27 May 2009

Related to Transitive Closures

A problem that Mikolas bumped into.

Alice has a graph G that is closed under transitivity. Bob wants to reconstruct the graph G but Alice would only answer with YES or NO to questions of the form "is there an edge from node m to node n?". Help Bob achieve his task with as few questions as possible.

There are two possible cases. One is that Bob must aim for a minimum number of questions for the worst possible graph G. (Equivalently, Alice is evil and she keeps changing the portions of the graph G she didn't "commit" to yet, just so that Bob needs to ask more questions.) The other is that Bob aims for an expected minimum, thinking that Alice drew the graph randomly from some bag of graphs. (In the simplest case the bag is a set of all possible graphs.)

The number of nodes N is known in advance to Bob.

Any pointers?

2 comments:

mikolas said...

If I'm reading it correctly, "worst possible graph" part is not very interesting. The worst graph is with no edges and Bob will have to ask as many questions as possible edges there are. (I don't think that is equivalent to an evil opponent.)

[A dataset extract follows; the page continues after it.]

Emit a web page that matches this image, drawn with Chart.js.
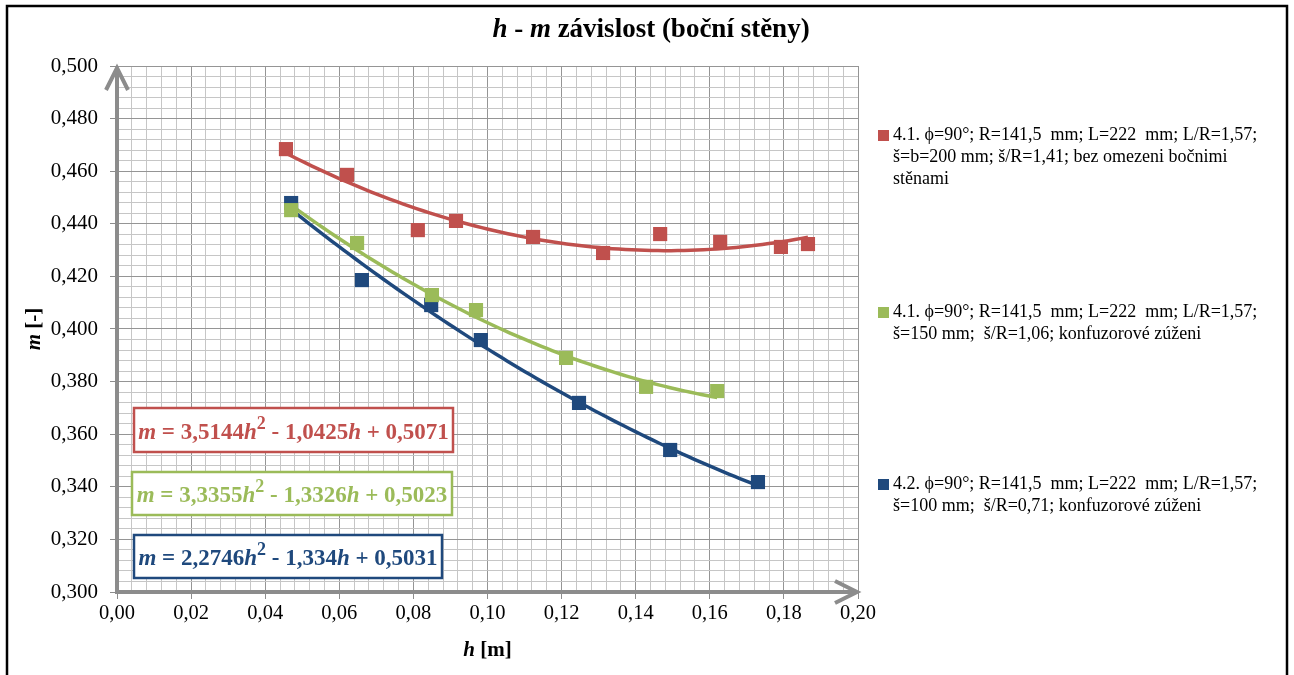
<!DOCTYPE html>
<html>
<head>
<meta charset="utf-8">
<script src="https://cdn.jsdelivr.net/npm/chart.js@4.4.1/dist/chart.umd.min.js"></script>
<style>
  html, body { margin: 0; padding: 0; background: #fff; overflow: hidden; }
  canvas { display: block; }
</style>
</head>
<body>
<canvas id="c" width="1294" height="675"></canvas>
<script>
// Measured points: h [m] and m [-] for each configuration
const hRed   = [0.0456, 0.0621, 0.0812, 0.0915, 0.1123, 0.1312, 0.1466, 0.1628, 0.1792, 0.1865];
const mRed   = [0.4684, 0.4586, 0.4376, 0.4411, 0.4350, 0.4289, 0.4361, 0.4331, 0.4312, 0.4323];
const hGreen = [0.0470, 0.0648, 0.0850, 0.0969, 0.1212, 0.1428, 0.1620];
const mGreen = [0.4452, 0.4327, 0.4129, 0.4072, 0.3890, 0.3780, 0.3764];
const hBlue  = [0.0470, 0.0661, 0.0848, 0.0982, 0.1247, 0.1493, 0.1730];
const mBlue  = [0.4479, 0.4186, 0.4091, 0.3958, 0.3719, 0.3540, 0.3418];

// Quadratic trendline coefficients [a, b, c] : m = a*h^2 + b*h + c
const fitRed   = [3.5144, -1.0425, 0.5071];
const fitGreen = [3.3355, -1.3326, 0.5023];
const fitBlue  = [2.2746, -1.334, 0.5031];

// Legend text, one array of lines per series
const labelRed   = ['4.1. \u03D5=90°; R=141,5  mm; L=222  mm; L/R=1,57;', 'š=b=200 mm; š/R=1,41; bez omezeni bočnimi', 'stěnami'];
const labelGreen = ['4.1. \u03D5=90°; R=141,5  mm; L=222  mm; L/R=1,57;', 'š=150 mm;  š/R=1,06; konfuzorové zúženi'];
const labelBlue  = ['4.2. \u03D5=90°; R=141,5  mm; L=222  mm; L/R=1,57;', 'š=100 mm;  š/R=0,71; konfuzorové zúženi'];

// Axis ranges and tick spacing
const xRange = [0, 0.2];
const yRange = [0.3, 0.5];
const majorStep = 0.02;
const minorStep = 0.004;

const RED = '#C0504D', GREEN = '#9BBB59', BLUE = '#1F497D';
const SERIF = '"Liberation Serif", "Times New Roman", serif';

const pts = (hs, ms) => hs.map((h, i) => ({ x: h, y: ms[i] }));

// Trendline sampled across the measured h span of a series
function trend(coef, hs) {
  const lo = Math.min(...hs), hi = Math.max(...hs), n = 80, out = [];
  for (let i = 0; i <= n; i++) {
    const h = lo + (hi - lo) * i / n;
    out.push({ x: h, y: coef[0] * h * h + coef[1] * h + coef[2] });
  }
  return out;
}

const isMajor = v => Math.abs(v / majorStep - Math.round(v / majorStep)) < 1e-6;
const comma = s => s.replace('.', ',');

// Draw a run of mixed bold / bold-italic / superscript text
function fontFor(r, size) {
  const s = r.sup ? Math.round(size * 0.8) : size;
  return (r.i ? 'italic ' : '') + 'bold ' + s + 'px ' + SERIF;
}
function runsWidth(ctx, runs, size) {
  let w = 0;
  runs.forEach(r => { ctx.font = fontFor(r, size); w += ctx.measureText(r.t).width; });
  return w;
}
function drawRuns(ctx, runs, x, y, size, color, align) {
  const w = runsWidth(ctx, runs, size);
  let cx = align === 'left' ? x : x - w / 2;
  ctx.fillStyle = color;
  ctx.textBaseline = 'middle';
  ctx.textAlign = 'left';
  runs.forEach(r => {
    ctx.font = fontFor(r, size);
    ctx.fillText(r.t, cx, r.sup ? y - size * 0.38 : y);
    cx += ctx.measureText(r.t).width;
  });
}

function eqRuns(coef) {
  const num = v => comma(String(Math.abs(v)));
  const sign = v => (v < 0 ? ' - ' : ' + ');
  return [
    { t: 'm', i: true }, { t: ' = ' + num(coef[0]) }, { t: 'h', i: true }, { t: '2', sup: true },
    { t: sign(coef[1]) + num(coef[1]) }, { t: 'h', i: true },
    { t: sign(coef[2]) + num(coef[2]) }
  ];
}

const decorations = {
  id: 'decorations',
  beforeDraw(chart) {
    const ctx = chart.ctx;
    ctx.save();
    ctx.fillStyle = '#fff';
    ctx.fillRect(0, 0, chart.width, chart.height);
    ctx.restore();
  },
  beforeDatasetsDraw(chart) {
    const ctx = chart.ctx, a = chart.chartArea;
    ctx.save();
    ctx.strokeStyle = '#8c8c8c';
    ctx.lineWidth = 4;
    ctx.lineCap = 'butt';
    ctx.lineJoin = 'miter';
    // vertical axis with arrow
    ctx.beginPath();
    ctx.moveTo(a.left, a.bottom + 2);
    ctx.lineTo(a.left, a.top + 2);
    ctx.stroke();
    ctx.beginPath();
    ctx.moveTo(a.left - 11, a.top + 24);
    ctx.lineTo(a.left, a.top + 2);
    ctx.lineTo(a.left + 11, a.top + 24);
    ctx.stroke();
    // horizontal axis with arrow
    ctx.beginPath();
    ctx.moveTo(a.left - 2, a.bottom);
    ctx.lineTo(a.right - 1, a.bottom);
    ctx.stroke();
    ctx.beginPath();
    ctx.moveTo(a.right - 23, a.bottom - 11);
    ctx.lineTo(a.right - 1, a.bottom);
    ctx.lineTo(a.right - 23, a.bottom + 11);
    ctx.stroke();
    ctx.restore();
  },
  afterDraw(chart) {
    const ctx = chart.ctx, a = chart.chartArea;
    ctx.save();

    // outer frame
    ctx.strokeStyle = '#000';
    ctx.lineWidth = 2.5;
    ctx.strokeRect(7, 6, 1280, 680);

    // title
    drawRuns(ctx, [{ t: 'h', i: true }, { t: ' - ' }, { t: 'm', i: true }, { t: ' závislost (boční stěny)' }],
      651, 30, 27, '#000', 'center');

    // axis titles
    drawRuns(ctx, [{ t: 'h', i: true }, { t: ' [m]' }], (a.left + a.right) / 2, 651, 21, '#000', 'center');
    ctx.save();
    ctx.translate(35, (a.top + a.bottom) / 2);
    ctx.rotate(-Math.PI / 2);
    drawRuns(ctx, [{ t: 'm', i: true }, { t: ' [-]' }], 0, 0, 21, '#000', 'center');
    ctx.restore();

    // legend
    const legend = [
      { color: RED, lines: labelRed, y: 135 },
      { color: GREEN, lines: labelGreen, y: 312 },
      { color: BLUE, lines: labelBlue, y: 484 }
    ];
    ctx.font = '18px ' + SERIF;
    ctx.textBaseline = 'middle';
    ctx.textAlign = 'left';
    legend.forEach(e => {
      ctx.fillStyle = e.color;
      ctx.fillRect(878, e.y - 5, 11, 11);
      ctx.fillStyle = '#000';
      e.lines.forEach((ln, k) => ctx.fillText(ln, 893, e.y + k * 22));
    });

    // trendline equation boxes
    const boxes = [
      { coef: fitRed, color: RED, r: [134, 408, 319, 44] },
      { coef: fitGreen, color: GREEN, r: [132, 472, 320, 43] },
      { coef: fitBlue, color: BLUE, r: [134, 535, 308, 43] }
    ];
    boxes.forEach(b => {
      ctx.fillStyle = '#fff';
      ctx.fillRect(b.r[0], b.r[1], b.r[2], b.r[3]);
      ctx.strokeStyle = b.color;
      ctx.lineWidth = 2.5;
      ctx.strokeRect(b.r[0], b.r[1], b.r[2], b.r[3]);
      drawRuns(ctx, eqRuns(b.coef), b.r[0] + b.r[2] / 2, b.r[1] + b.r[3] / 2 + 3, 23, b.color, 'center');
    });
    ctx.restore();
  }
};

const gridColor = c => (isMajor(c.tick.value) ? '#959595' : '#c6c6c6');
const tickColor = c => (isMajor(c.tick.value) ? '#8c8c8c' : 'rgba(0,0,0,0)');

const markerSet = (label, data, color) => ({
  label, data, showLine: false, pointStyle: 'rect', pointRadius: 10, pointHoverRadius: 10,
  backgroundColor: color, borderColor: color, borderWidth: 0, order: 0
});
const trendSet = (label, data, color) => ({
  label, data, showLine: true, pointRadius: 0, borderColor: color, borderWidth: 3.5,
  fill: false, tension: 0, order: 1
});

new Chart(document.getElementById('c'), {
  type: 'scatter',
  data: {
    datasets: [
      trendSet('trend red', trend(fitRed, hRed), RED),
      trendSet('trend green', trend(fitGreen, hGreen), GREEN),
      trendSet('trend blue', trend(fitBlue, hBlue), BLUE),
      markerSet(labelRed.join(' '), pts(hRed, mRed), RED),
      markerSet(labelGreen.join(' '), pts(hGreen, mGreen), GREEN),
      markerSet(labelBlue.join(' '), pts(hBlue, mBlue), BLUE)
    ]
  },
  options: {
    responsive: false,
    animation: false,
    devicePixelRatio: 1,
    layout: { padding: { left: 0, top: 66, right: 436, bottom: 0 } },
    plugins: { legend: { display: false }, title: { display: false }, tooltip: { enabled: false } },
    scales: {
      x: {
        type: 'linear', min: xRange[0], max: xRange[1],
        border: { display: false },
        grid: { color: gridColor, tickColor: tickColor, tickLength: 7, lineWidth: 1 },
        ticks: {
          stepSize: minorStep, autoSkip: false, maxRotation: 0, padding: 2,
          color: '#000', font: { family: SERIF, size: 20.5 },
          callback: v => (isMajor(v) ? comma(v.toFixed(2)) : '')
        },
        afterFit: s => { s.height = 83; }
      },
      y: {
        type: 'linear', min: yRange[0], max: yRange[1],
        border: { display: false },
        grid: { color: gridColor, tickColor: tickColor, tickLength: 7, lineWidth: 1 },
        ticks: {
          stepSize: minorStep, autoSkip: false, padding: 12,
          color: '#000', font: { family: SERIF, size: 21 },
          callback: v => (isMajor(v) ? comma(v.toFixed(3)) : '')
        },
        afterFit: s => { s.width = 117; }
      }
    }
  },
  plugins: [decorations]
});
</script>
</body>
</html>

You could also have an expected minimum on one graph. Whatever criteria you will come up to, some potential edges will be indistinguishable under those criteria and you will have to pick on random.

rgrig said...

After Bob got N answers from Alice he must decide what is the next question. The N answers leave a number of possible graphs among which one must be found. Now, Bob might have two aims: minimize the expected number of questions until the graph is identified, or minimize the worst case. The two algorithms are different. This is what worst case and average case means for online algorithms IIRC.